Guardrails
Autonomous loops need safety floors. Sentigent enforces data-driven YAML guardrail packs on every lap — before any step executes. Opt-in, versioned in git, reviewable by anyone on the team.
The problem
A loop that can drive 15 steps autonomously can also autonomously drop a production table, force-push to main, or write secrets to a public file — if nothing is in the way. Static rules hardcoded into the loop itself are brittle: they can't be updated without a code change, they're invisible to teammates, and they don't compose across teams.
Sentigent separates the safety policy from the loop engine. Guardrail packs are plain YAML files checked into your repo — readable, diffable, and enforced identically on every lap of every loop that loads the pack.
How it works
At the start of each lap the loop driver loads all active guardrail packs and evaluates the pending step against every rule. If any rule matches:
- block — the step is refused; the loop records the violation and halts the lap.
- approve — the step is paused; a human sign-off is required before execution continues.
- warn — the step proceeds, but the violation is logged to the receipt and flagged in the FAP output.
No rule match means the loop proceeds normally. The guardrail evaluation happens before
the claude -p
subprocess is spawned for that step — the policy floor is inviolable.
Pack format
# Sentigent guardrail pack
# Versioned in git. Loaded per-lap by the loop driver.
# action: block | approve | warn
# severity: critical | high | medium | low
rules:
- id: irreversible-recursive-delete
description: "rm -rf / rm -fr — cannot be undone"
match: "rm -rf|rm -fr"
scope: bash
action: block
severity: critical
- id: production-deploy
description: "Deploy to prod — requires human sign-off"
match: "kubectl apply|deploy --prod|fly deploy --remote-only"
scope: bash
action: approve
severity: high
- id: force-push
description: "git push --force — rewrites shared history"
match: "push --force|push -f"
scope: bash
action: block
severity: critical
- id: secrets-write
description: "Writing to secrets / credentials files"
match: "\\.env|credentials|secrets\\.json|\\.pem|\\.key"
scope: write
action: warn
severity: high
- id: drop-table
description: "Destructive DDL on production database"
match: "DROP TABLE|TRUNCATE TABLE|DROP DATABASE"
scope: bash
action: block
severity: critical
Rule fields
| Field | Type | Description |
|---|---|---|
id |
string | Unique rule identifier. Used in violation logs and the FAP receipt. |
description |
string | Human-readable explanation shown when the rule fires. |
match |
regex | Pattern matched against the step's command or file path, depending on scope. |
scope |
bash | write | any | Which step types to evaluate. any matches all. |
action |
block | approve | warn | What happens when the rule matches. |
severity |
critical | high | medium | low | Shown in the receipt and violation log.

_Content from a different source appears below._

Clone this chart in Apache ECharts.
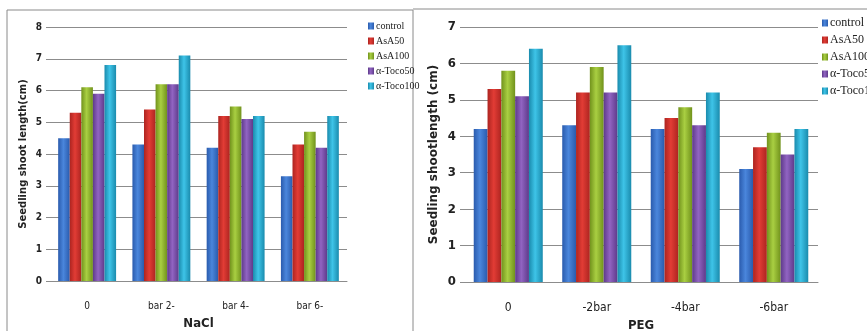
<!DOCTYPE html>
<html>
<head>
<meta charset="utf-8">
<script src="https://cdn.jsdelivr.net/npm/echarts@6/dist/echarts.min.js"></script>
<style>
html,body{margin:0;padding:0;background:#fff;}
#show{width:867px;height:331px;}
</style>
</head>
<body>
<div id="show"></div>
<script>
var seriesNames = ['control', 'AsA50', 'AsA100', 'α-Toco50', 'α-Toco100'];
var naclCats = ['0', 'bar 2-', 'bar 4-', 'bar 6-'];
var pegCats = ['0', '-2bar', '-4bar', '-6bar'];
// NaCl panel, one array per treatment
var naclControl = [4.5, 4.3, 4.2, 3.3];
var naclAsA50 = [5.3, 5.4, 5.2, 4.3];
var naclAsA100 = [6.1, 6.2, 5.5, 4.7];
var naclToco50 = [5.9, 6.2, 5.1, 4.2];
var naclToco100 = [6.8, 7.1, 5.2, 5.2];
// PEG panel
var pegControl = [4.2, 4.3, 4.2, 3.1];
var pegAsA50 = [5.3, 5.2, 4.5, 3.7];
var pegAsA100 = [5.8, 5.9, 4.8, 4.1];
var pegToco50 = [5.1, 5.2, 4.3, 3.5];
var pegToco100 = [6.4, 6.5, 5.2, 4.2];
var naclTicks = [0, 1, 2, 3, 4, 5, 6, 7, 8];
var pegTicks = [0, 1, 2, 3, 4, 5, 6, 7];

var myChart = echarts.init(document.getElementById('show'));
var narrow = 'DejaVu Sans Condensed, Liberation Sans, sans-serif';

// edge / centre colour for the excel-like shading
var shades = [
    ['#2a5bad', '#4a86dc'],
    ['#ad2420', '#e23c35'],
    ['#71921c', '#a9cf42'],
    ['#5e3a8a', '#9164c2'],
    ['#1a8bad', '#3ec4e8']
];
function fillOf(i) {
    return new echarts.graphic.LinearGradient(0, 0, 1, 0, [
        {offset: 0, color: shades[i][0]},
        {offset: 0.45, color: shades[i][1]},
        {offset: 1, color: shades[i][0]}
    ]);
}

var naclData = [naclControl, naclAsA50, naclAsA100, naclToco50, naclToco100];
var pegData = [pegControl, pegAsA50, pegAsA100, pegToco50, pegToco100];

var series = [];
for (var i = 0; i < 5; i++) {
    series.push({
        name: seriesNames[i], type: 'bar', xAxisIndex: 0, yAxisIndex: 0,
        data: naclData[i], barGap: '0%', barCategoryGap: '22%',
        itemStyle: {color: fillOf(i)}, color: shades[i][1]
    });
}
for (var i = 0; i < 5; i++) {
    series.push({
        name: seriesNames[i], type: 'bar', xAxisIndex: 1, yAxisIndex: 1,
        data: pegData[i], barGap: '0%', barCategoryGap: '22%',
        itemStyle: {color: fillOf(i)}, color: shades[i][1]
    });
}

var gridLine = {show: true, lineStyle: {color: '#8c8c8c', width: 1}};

option = {
    animation: false,
    backgroundColor: '#fff',
    graphic: [
        {type: 'rect', shape: {x: 7, y: 10, width: 406, height: 330}, style: {fill: 'none', stroke: '#8a8a8a', lineWidth: 1}},
        {type: 'line', shape: {x1: 413, y1: 9, x2: 867, y2: 9}, style: {stroke: '#8a8a8a', lineWidth: 1}}
    ],
    legend: [
        {
            data: seriesNames, orient: 'vertical', left: 363, top: 16, itemGap: 5,
            itemWidth: 6, itemHeight: 7, icon: 'rect',
            textStyle: {fontFamily: 'Liberation Serif', fontSize: 10, color: '#222', padding: [0, 0, 0, -3]}
        },
        {
            data: seriesNames, orient: 'vertical', left: 817, top: 12, itemGap: 5,
            itemWidth: 6, itemHeight: 7, icon: 'rect',
            textStyle: {fontFamily: 'Liberation Serif', fontSize: 12, color: '#222', padding: [0, 0, 0, -3]}
        }
    ],
    grid: [
        {left: 50, top: 27, width: 297, height: 254, outerBoundsMode: 'none', containLabel: false},
        {left: 464, top: 27, width: 354, height: 255, outerBoundsMode: 'none', containLabel: false}
    ],
    xAxis: [
        {
            type: 'category', gridIndex: 0, data: naclCats,
            name: 'NaCl', nameLocation: 'middle', nameGap: 36,
            nameTextStyle: {fontFamily: narrow, fontSize: 13, fontWeight: 'bold', color: '#222'},
            axisLine: {lineStyle: {color: '#8c8c8c'}}, axisTick: {show: false},
            axisLabel: {margin: 20, fontFamily: narrow, fontSize: 10, color: '#222'}
        },
        {
            type: 'category', gridIndex: 1, data: pegCats,
            name: 'PEG', nameLocation: 'middle', nameGap: 36,
            nameTextStyle: {fontFamily: narrow, fontSize: 13, fontWeight: 'bold', color: '#222'},
            axisLine: {lineStyle: {color: '#8c8c8c'}}, axisTick: {show: false},
            axisLabel: {margin: 20, fontFamily: narrow, fontSize: 12, color: '#222'}
        }
    ],
    yAxis: [
        {
            type: 'value', gridIndex: 0, min: naclTicks[0], max: naclTicks[naclTicks.length - 1], interval: 1,
            name: 'Seedling shoot length(cm)', nameLocation: 'middle', nameGap: 22,
            nameTextStyle: {fontFamily: 'DejaVu Sans', fontSize: 10, fontWeight: 'bold', color: '#222'},
            axisLine: {show: false}, axisTick: {show: true, length: 4, lineStyle: {color: '#8c8c8c'}},
            splitLine: gridLine,
            axisLabel: {margin: 8, fontFamily: narrow, fontSize: 10, fontWeight: 'bold', color: '#222'}
        },
        {
            type: 'value', gridIndex: 1, min: pegTicks[0], max: pegTicks[pegTicks.length - 1], interval: 1,
            name: 'Seedling shootlength (cm)', nameLocation: 'middle', nameGap: 24,
            nameTextStyle: {fontFamily: 'DejaVu Sans', fontSize: 12, fontWeight: 'bold', color: '#222'},
            axisLine: {show: false}, axisTick: {show: true, length: 4, lineStyle: {color: '#8c8c8c'}},
            splitLine: gridLine,
            axisLabel: {margin: 8, fontFamily: narrow, fontSize: 13, fontWeight: 'bold', color: '#222'}
        }
    ],
    series: series
};
myChart.setOption(option);
</script>
</body>
</html>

Does not change enforcement — block always blocks. |
Actions in detail
Step is refused immediately. The loop records the violation, skips the step, and either
halts the lap or moves to the next step depending on on_block
loop config. No claude -p subprocess is spawned.
Loop pauses and writes an approval request to the receipt. Execution resumes only after
a human confirms via loop_driver approve <step_id>.
FAP is not penalised — the ask is attributed to a guardrail, not a blocker.
Step proceeds. The violation is logged with timestamp to the receipt and flagged in the FAP output. Useful for visibility without halting fast-moving loops.
Loading a pack
Packs are loaded automatically from guardrails/ in your project root.
You can also specify a pack explicitly:
# drive with a specific guardrail pack
python -m sentigent.operator.loop_driver drive <loop_id> \
--execute \
--guardrails guardrails/default.yaml
# drive with multiple packs (all rules are merged)
python -m sentigent.operator.loop_driver drive <loop_id> \
--execute \
--guardrails guardrails/default.yaml guardrails/prod-safety.yaml
Writing your own pack
Copy guardrails/default.yaml
and adjust to your org's invariants. Commit the file. Every engineer and every loop in the repo
now uses the same safety floor — no coordination overhead, no per-developer drift.
Good candidates for custom rules: internal deploy commands, protected branch patterns, sensitive file paths specific to your stack, compliance-required approval gates.
Relationship to learned judgment
Guardrails and the CloneResolver (learned push-vs-ask) operate at different layers.
The guardrail pack is evaluated first, before the learned judgment. A block
rule cannot be overridden by a high-confidence CloneResolver decision — the safety floor is
inviolable. The learned judgment only operates on steps that cleared the guardrail gate.